Step 3: Evaluate the remaining integral. Let $I_1 = \int \frac{2x}{x \tan x + 1} dx = 2 \int \frac{x}{x \tan x + 1} dx$. We can rewrite this as: $I_1 = 2 \int \frac{x \cos x}{x \sin x + \cos x} dx$ Now, let $t = x \sin x + \cos x$. Then $\frac{dt}{dx} = \sin x + x \cos x - \sin x = x \cos x$. So, $dt = x \cos x \, dx$. Therefore, $I_1 = 2 \int \frac{dt}{t} = 2 \ln |t| + C = 2 \ln |x \sin x + \cos x| + C$

Step 4: Substitute back into the expression for I(x). $I(x) = -\frac{x^2}{x \tan x + 1} + 2 \ln |x \sin x + \cos x| + C$

Step 5: Determine the constant of integration using the given initial condition. We are given that $I(0) = 0$. Substituting $x = 0$ into the expression for $I(x)$, we get: $I(0) = -\frac{0^2}{0 \cdot \tan 0 + 1} + 2 \ln |0 \cdot \sin 0 + \cos 0| + C = 0$ $0 = 0 + 2 \ln |0 + 1| + C = 2 \ln(1) + C = 0 + C$ Thus, $C = 0$.

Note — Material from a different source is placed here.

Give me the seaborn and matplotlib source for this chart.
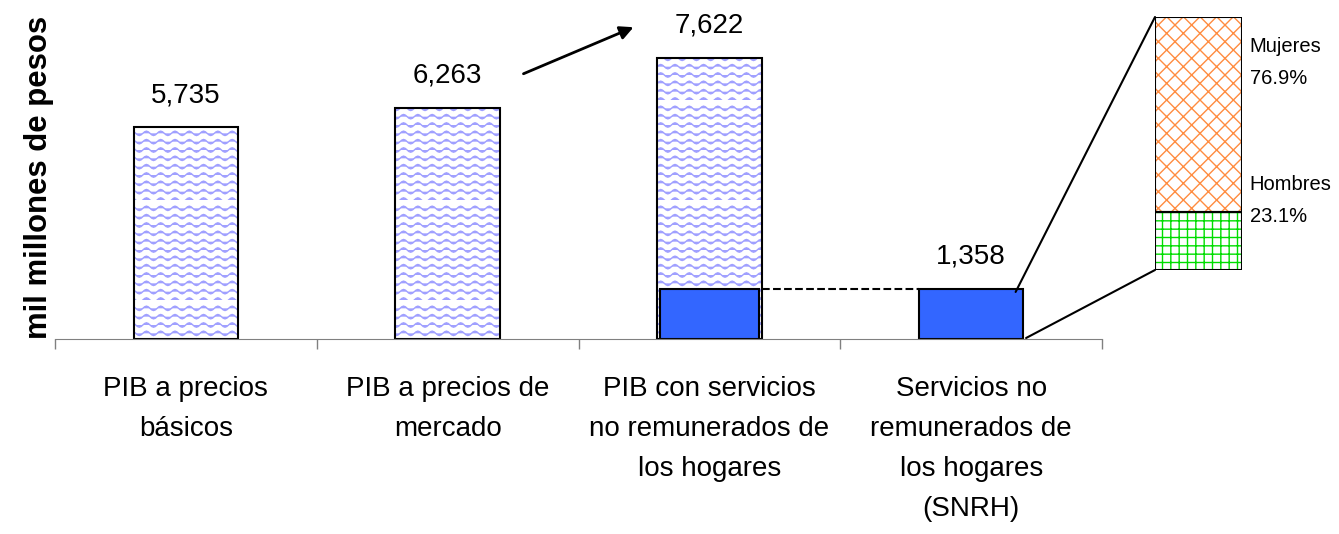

Step 6: Write the final expression for I(x). $I(x) = -\frac{x^2}{x \tan x + 1} + 2 \ln |x \sin x + \cos x|$

Step 7: Evaluate I(π/4). We need to find $I(\frac{\pi}{4})$. Substituting $x = \frac{\pi}{4}$ into the expression for $I(x)$, we get: $I\left(\frac{\pi}{4}\right) = -\frac{\left(\frac{\pi}{4}\right)^2}{\frac{\pi}{4} \tan \left(\frac{\pi}{4}\right) + 1} + 2 \ln \left| \frac{\pi}{4} \sin \left(\frac{\pi}{4}\right) + \cos \left(\frac{\pi}{4}\right) \right|$ $I\left(\frac{\pi}{4}\right) = -\frac{\frac{\pi^2}{16}}{\frac{\pi}{4} (1) + 1} + 2 \ln \left| \frac{\pi}{4} \cdot \frac{1}{\sqrt{2}} + \frac{1}{\sqrt{2}} \right|$ $I\left(\frac{\pi}{4}\right) = -\frac{\frac{\pi^2}{16}}{\frac{\pi + 4}{4}} + 2 \ln \left| \frac{\pi + 4}{4\sqrt{2}} \right|$ $I\left(\frac{\pi}{4}\right) = -\frac{\pi^2}{16} \cdot \frac{4}{\pi + 4} + 2 \ln \left( \frac{\pi + 4}{4\sqrt{2}} \right)$ $I\left(\frac{\pi}{4}\right) = -\frac{\pi^2}{4(\pi + 4)} + \ln \left( \frac{(\pi + 4)^2}{(4\sqrt{2})^2} \right)$ $I\left(\frac{\pi}{4}\right) = -\frac{\pi^2}{4(\pi + 4)} + \ln \left( \frac{(\pi + 4)^2}{16 \cdot 2} \right)$ $I\left(\frac{\pi}{4}\right) = -\frac{\pi^2}{4(\pi + 4)} + \ln \left( \frac{(\pi + 4)^2}{32} \right)$

Common Mistakes & Tips

• Choosing u and dv: Careful selection of $u$ and $dv$ in integration by parts is crucial for simplifying the integral.
• Sign Errors: Pay close attention to sign errors when applying integration by parts and simplifying expressions.
• Logarithm Arguments: Remember that the argument of a logarithm must be positive. Use absolute value signs when necessary and remove them when the argument is guaranteed to be positive.

Summary

We found the integral $I(x)$ by applying integration by parts and then using a substitution to evaluate the remaining integral. We determined the constant of integration using the given initial condition $I(0) = 0$. Finally, we evaluated $I(\frac{\pi}{4})$ to obtain the desired result.

The final answer is \boxed{\log _{e} \frac{(\pi+4)^{2}}{32}-\frac{\pi^{2}}{4(\pi+4)}}, which corresponds to option (A).